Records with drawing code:
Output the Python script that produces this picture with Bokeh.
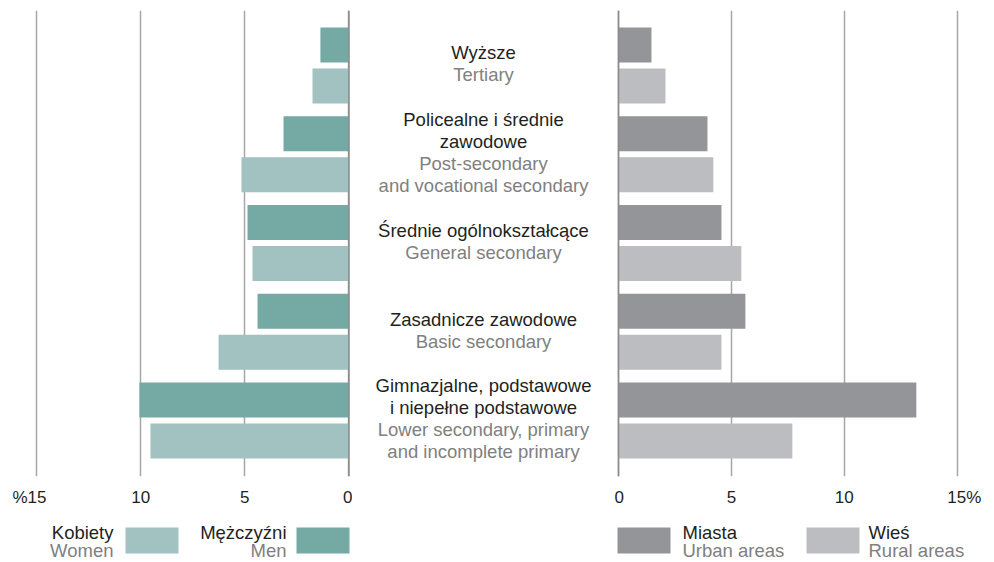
from bokeh.plotting import figure
from bokeh.models import Range1d, FixedTicker, Span, ColumnDataSource
from bokeh.layouts import row, column
from bokeh.embed import file_html
from bokeh.resources import INLINE
from bokeh.core.properties import value

# ---------------- data ----------------
levels_pl = ["Wyższe", "Policealne i średnie\nzawodowe", "Średnie ogólnokształcące",
             "Zasadnicze zawodowe", "Gimnazjalne, podstawowe\ni niepełne podstawowe"]
levels_en = ["Tertiary", "Post-secondary\nand vocational secondary", "General secondary",
             "Basic secondary", "Lower secondary, primary\nand incomplete primary"]
men = [1.37, 3.14, 4.87, 4.39, 10.06]
women = [1.75, 5.16, 4.63, 6.26, 9.53]
urban = [1.46, 3.94, 4.56, 5.62, 13.19]
rural = [2.08, 4.20, 5.44, 4.56, 7.70]
left_ticks = [15, 10, 5, 0]
left_tick_labels = ["%15", "10", "5", "0"]
right_ticks = [0, 5, 10, 15]
right_tick_labels = ["0", "5", "10", "15%"]
legend_pl = ["Kobiety", "Mężczyźni", "Miasta", "Wieś"]
legend_en = ["Women", "Men", "Urban areas", "Rural areas"]

# ---------------- styles ----------------
FONT_NAME = "Liberation Sans"
FONT = value(FONT_NAME)
C_MEN, C_WOMEN = "#74a9a4", "#a1c2c1"
C_URBAN, C_RURAL = "#949599", "#bcbdc1"
C_TEXT, C_SUB = "#231f20", "#808080"
C_GRID, C_ZERO = "#a6a6a6", "#8a8a8a"
TXT_SIZE = "18.5px"
PAD = "\u00a0" * 3  # keeps the number centred on its tick, with the % sign hanging out

TOP_H = 516
LEG_H = 46
OFF = 0.231
BAR_H = 0.394
yr = Range1d(4.631, -0.619)
idx = list(range(len(men)))


def padded(lab):
    if lab.startswith("%"):
        return lab + PAD
    if lab.endswith("%"):
        return PAD + lab
    return lab


def bar_fig(width, xr, ticks, labels, bl, br, first, second, c1, c2):
    p = figure(width=width, height=TOP_H, x_range=xr, y_range=yr,
               output_backend="svg", toolbar_location=None,
               min_border_left=bl, min_border_right=br,
               min_border_top=10, min_border_bottom=40,
               y_axis_location=None)
    p.outline_line_color = None
    p.ygrid.visible = False
    ax = p.xaxis[0]
    ax.ticker = FixedTicker(ticks=ticks)
    ax.major_label_overrides = {t: padded(l) for t, l in zip(ticks, labels)}
    ax.axis_line_color = None
    ax.major_tick_line_color = None
    ax.minor_tick_line_color = None
    ax.major_tick_out = 0
    ax.major_tick_in = 0
    ax.major_label_standoff = 11
    ax.major_label_text_font = FONT_NAME
    ax.major_label_text_font_size = "17px"
    ax.major_label_text_color = C_TEXT
    p.xgrid.grid_line_color = C_GRID
    p.xgrid.grid_line_width = 1.5
    p.hbar(y=[i - OFF for i in idx], left=0, right=first, height=BAR_H,
           fill_color=c1, line_color=None)
    p.hbar(y=[i + OFF for i in idx], left=0, right=second, height=BAR_H,
           fill_color=c2, line_color=None)
    p.add_layout(Span(location=0, dimension="height", line_color=C_ZERO, line_width=1.5))
    return p


left = bar_fig(352, Range1d(15.48, -0.17), left_ticks, left_tick_labels, 26, 0,
               men, women, C_MEN, C_WOMEN)
right = bar_fig(380, Range1d(-0.177, 15.235), right_ticks, right_tick_labels, 0, 32,
                urban, rural, C_URBAN, C_RURAL)

# middle labels
mid = figure(width=262, height=TOP_H, x_range=Range1d(0, 1), y_range=yr,
             output_backend="svg", toolbar_location=None,
             min_border_left=0, min_border_right=0, min_border_top=10, min_border_bottom=40,
             x_axis_location=None, y_axis_location=None)
mid.outline_line_color = None
mid.grid.visible = False
ys, txts, cols, offs = [], [], [], []
LINE = 22
for i, (pl, en) in enumerate(zip(levels_pl, levels_en)):
    lines = [(t, C_TEXT) for t in pl.split("\n")] + [(t, C_SUB) for t in en.split("\n")]
    n = len(lines)
    for k, (t, c) in enumerate(lines):
        ys.append(i)
        txts.append(t)
        cols.append(c)
        offs.append((k - (n - 1) / 2) * LINE - 1.5)
src = ColumnDataSource(dict(x=[0.5] * len(ys), y=ys, text=txts, color=cols, off=offs))
mid.text(x="x", y="y", text="text", source=src, text_color="color", y_offset="off",
         text_align="center", text_baseline="middle", text_font=FONT,
         text_font_size=TXT_SIZE)

# legend row
leg = figure(width=994, height=LEG_H, x_range=Range1d(0, 994), y_range=Range1d(LEG_H, 0),
             output_backend="svg", toolbar_location=None,
             min_border_left=0, min_border_right=0, min_border_top=0, min_border_bottom=0,
             x_axis_location=None, y_axis_location=None)
leg.outline_line_color = None
leg.grid.visible = False
sw_left = [125, 296, 617, 806]
sw_colors = [C_WOMEN, C_MEN, C_URBAN, C_RURAL]
leg.quad(left=sw_left, right=[x + 53 for x in sw_left], top=[11] * 4, bottom=[37] * 4,
         fill_color=sw_colors, line_color=None)
tx = [113, 286, 682, 868]
ta = ["right", "right", "left", "left"]
lsrc = ColumnDataSource(dict(x=tx + tx, y=[16] * 4 + [34] * 4, text=legend_pl + legend_en,
                             color=[C_TEXT] * 4 + [C_SUB] * 4, align=ta + ta))
leg.text(x="x", y="y", text="text", source=lsrc, text_color="color", text_align="align",
         text_baseline="middle", text_font=FONT, text_font_size=TXT_SIZE)

layout = column(row(left, mid, right), leg)
open("out.html", "w").write(file_html(layout, INLINE))
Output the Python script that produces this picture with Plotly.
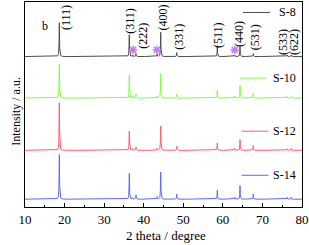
import numpy as np
import plotly.graph_objects as go

# Peak positions (2 theta, degrees)
peak_pos = [18.67, 36.36, 37.2, 38.05, 43.4, 44.29, 48.34, 58.6, 63.0, 64.33, 67.7, 76.3, 77.3]
# Peak heights (arbitrary units) for each sample
h_s8  = [35, 22, 1.5, 3.0, 2.5, 25, 4.0, 11.0, 1.5, 10, 3.0, 1.5, 1.5]
h_s10 = [35, 23, 1.5, 4.0, 2.0, 25, 4.0, 8.0, 2.0, 13, 5.0, 1.5, 1.5]
h_s12 = [49, 19, 1.5, 3.5, 2.0, 25, 4.0, 7.5, 2.0, 11, 5.0, 1.5, 2.0]
h_s14 = [46, 26, 1.5, 4.5, 2.5, 28, 5.0, 9.0, 2.0, 14, 5.0, 2.0, 2.0]
offsets = [150.8, 109.2, 56.8, 7.8]
names = ["S-8", "S-10", "S-12", "S-14"]
colors = ["#4d4d4d", "#80ff40", "#ff5a6e", "#5a6aff"]

hkl_labels = ["(111)", "(311)", "(222)", "(400)", "(331)", "(511)", "(440)", "(531)", "(533)", "(622)"]
hkl_x = [20.4, 36.5, 39.8, 44.9, 48.9, 58.8, 64.1, 68.1, 75.2, 78.0]
hkl_y = [189.5, 186.5, 171.5, 190.0, 170.5, 172.5, 173.5, 170.0, 165.5, 165.5]

star_x = [37.3, 43.3, 63.0]
star_y = [157.5, 157.5, 157.5]

x = np.arange(10, 80.001, 0.02)
w = 0.12

def pattern(heights, off):
    y = np.full_like(x, off)
    for p, h in zip(peak_pos, heights):
        y += h / (1 + ((x - p) / (w / 2)) ** 2)
    return y

fig = go.Figure()
for hs, off, nm, col in zip([h_s8, h_s10, h_s12, h_s14], offsets, names, colors):
    fig.add_trace(go.Scatter(x=x, y=pattern(hs, off), mode="lines",
                             line=dict(color=col, width=1), name=nm, showlegend=False))

fig.add_trace(go.Scatter(x=star_x, y=star_y, mode="markers",
                         marker=dict(symbol="asterisk-open", size=7, color="#c77cf2",
                                     line=dict(color="#c77cf2", width=1.5)),
                         showlegend=False))

serif = "Liberation Serif"
for lab, lx, ly in zip(hkl_labels, hkl_x, hkl_y):
    fig.add_annotation(x=lx, y=ly, text=lab, textangle=-90, showarrow=False,
                       font=dict(family=serif, size=12, color="black"))

# legend-like labels
leg = [(243, 270, 276.5, 12.5), (240, 266.5, 270.5, 78.3),
       (241.5, 268.5, 270.5, 131.5), (241.5, 268.5, 270.5, 175.7)]
W, H = 309, 245
for (x0, x1, tx, ty), nm, col in zip(leg, names, colors):
    fig.add_shape(type="line", xref="paper", yref="paper",
                  x0=(x0 - 25) / 277, x1=(x1 - 25) / 277,
                  y0=(207.5 - ty) / 205.5, y1=(207.5 - ty) / 205.5,
                  line=dict(color=col, width=1))
    fig.add_annotation(xref="paper", yref="paper", x=(tx - 25) / 277, y=(207.5 - ty) / 205.5,
                       xanchor="left", yanchor="middle", text=nm, showarrow=False,
                       font=dict(family=serif, size=12, color="black"))

fig.add_annotation(xref="paper", yref="paper", x=(40 - 25) / 277, y=(207.5 - 17.5) / 205.5,
                   text="b", showarrow=False, font=dict(family=serif, size=12, color="black"))
fig.add_annotation(xref="paper", yref="paper", x=(166 - 25) / 277, y=(207.5 - 236) / 205.5,
                   yanchor="middle", text="2 theta / degree", showarrow=False,
                   font=dict(family=serif, size=13, color="black"))
fig.add_annotation(xref="paper", yref="paper", x=(7 - 25) / 277, y=(207.5 - 112) / 205.5,
                   text="Intensity / a.u.", textangle=-90, showarrow=False,
                   font=dict(family=serif, size=12, color="black"))

fig.update_layout(
    width=W, height=H, margin=dict(l=25, r=7, t=2, b=37.5, autoexpand=False),
    paper_bgcolor="white", plot_bgcolor="white",
    font=dict(family=serif, size=12, color="black"),
    xaxis=dict(range=[10, 80], dtick=10, tick0=10, ticks="inside", ticklen=4,
               tickcolor="black", showline=True, linecolor="black", linewidth=1,
               mirror=True, showgrid=False, zeroline=False, ticklabelstandoff=0,
               tickfont=dict(family=serif, size=13),
               minor=dict(dtick=5, ticks="inside", ticklen=2, tickcolor="black")),
    yaxis=dict(range=[0, 205.5], showticklabels=False, ticks="", showline=True,
               linecolor="black", linewidth=1, mirror=True, showgrid=False, zeroline=False),
)
fig.write_html("out.html", config={"displayModeBar": False},
               post_script="document.body.style.margin='0';document.body.style.padding='0';")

REQUIRED WORK:
Starting at the top of the listing above, reproduce each line up to and including the one with "from bokeh.core.properties import value"; omit the pictures.

ANSWER TO THIS TASK:
Output the Python script that produces this picture with Bokeh.
from bokeh.plotting import figure
from bokeh.models import Range1d, FixedTicker, Span, ColumnDataSource
from bokeh.layouts import row, column
from bokeh.embed import file_html
from bokeh.resources import INLINE
from bokeh.core.properties import value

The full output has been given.